Só que estudando ou não estudando futebol, estudando mais ou menos, conhecendo mais ou menos, todos temos vivência. E sabemos que o futebol é um jogo em que se pode ganhar de várias maneiras, não apenas com um livro embaixo do braço. Sabemos que há estilos diferentes, individuais e coletivos. E temos direito de gostar mais disso ou daquilo. Futebol é, também, arte. Futebol é uma expressão cultural, é algo subjetivo, não meramente objetivo.

Pode ser objetivo para quem trabalha para ganhar jogos, como faz Abel, mas ele não é visto, consumido, praticado somente por profissionais. Se não fosse a subjetividade do futebol, Abel não teria o salário que tem.

Acredito que Abel, com sua meticulosidade, deixe seus times mais perto das vitórias do que de derrotas - bem, os resultados mostram isso. Mas também acredito que seu estilo e visão de como o futebol deva ser jogado afastem mais do que aproximem os times dele de algo que é difícil de medir: o gosto de ver futebol, sentir futebol, se deixar envolver pelo futebol. A tal subjetividade.

Portanto, seu estilo não é incriticável. Nenhum estilo é. Não são 5, 10 ou 30 anos de estudos que farão com que uma visão sobre futebol seja infalível ou incriticável.

O estilo de Abel não lhe dará vida longa na Europa. Se nem Mourinho tem mais tanto espaço, por que uma "cópia" terá? Para o futebol europeu, ele terá de evoluir e encontrar outras soluções em relação a construção de jogo. A disciplina, atenção aos detalhes, mentalidade, etc, etc, etc, podem ser diferenciais por aqui, mas são commodities lá.

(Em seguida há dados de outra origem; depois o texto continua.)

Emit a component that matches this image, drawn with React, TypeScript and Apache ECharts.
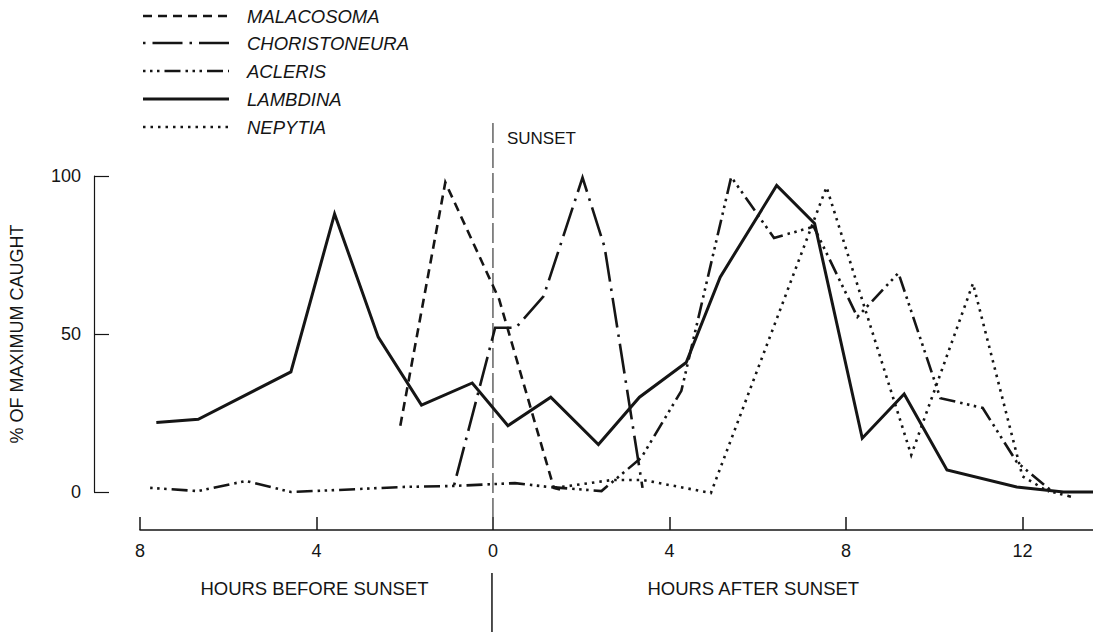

Para o consumo interno, ele é fera. Repito: pode não agregar tanto taticamente, mas agrega demais na forma de trabalhar e encarar o esporte. Espero, de verdade, que pessoas dentro do Palmeiras possam absorver isso - coisa que não parece ter acontecido após a passagem de Jorge Jesus pelo Flamengo. Espero que profissionais brasileiros sejam inspirados pelos métodos de Abel. E espero que a sociedade brasileira, de uma forma geral, seja inspirada pela maneira como ele trata a profissão dele.

Mas ele não precisa xingar o vizinho no campo. Não precisa dizer que são filhos da p... (que foi o que ele fez no gramado) os que o criticam. Porque aí ele se rebaixa. Ele desce todos os degraus que subiu a duras penas de uma vez só. Ele vira apenas um cara igual aos que ele critica. Quando ele manda o vizinho se calar, ele está interditando o debate, e é no debate e na troca de experiências que Abel é tão valioso.

As vitórias precisam de mais amor e alegria, de menos raiva e sentimento de vingança. Uma dica que fica aos brasileiros. E aos portugueses também.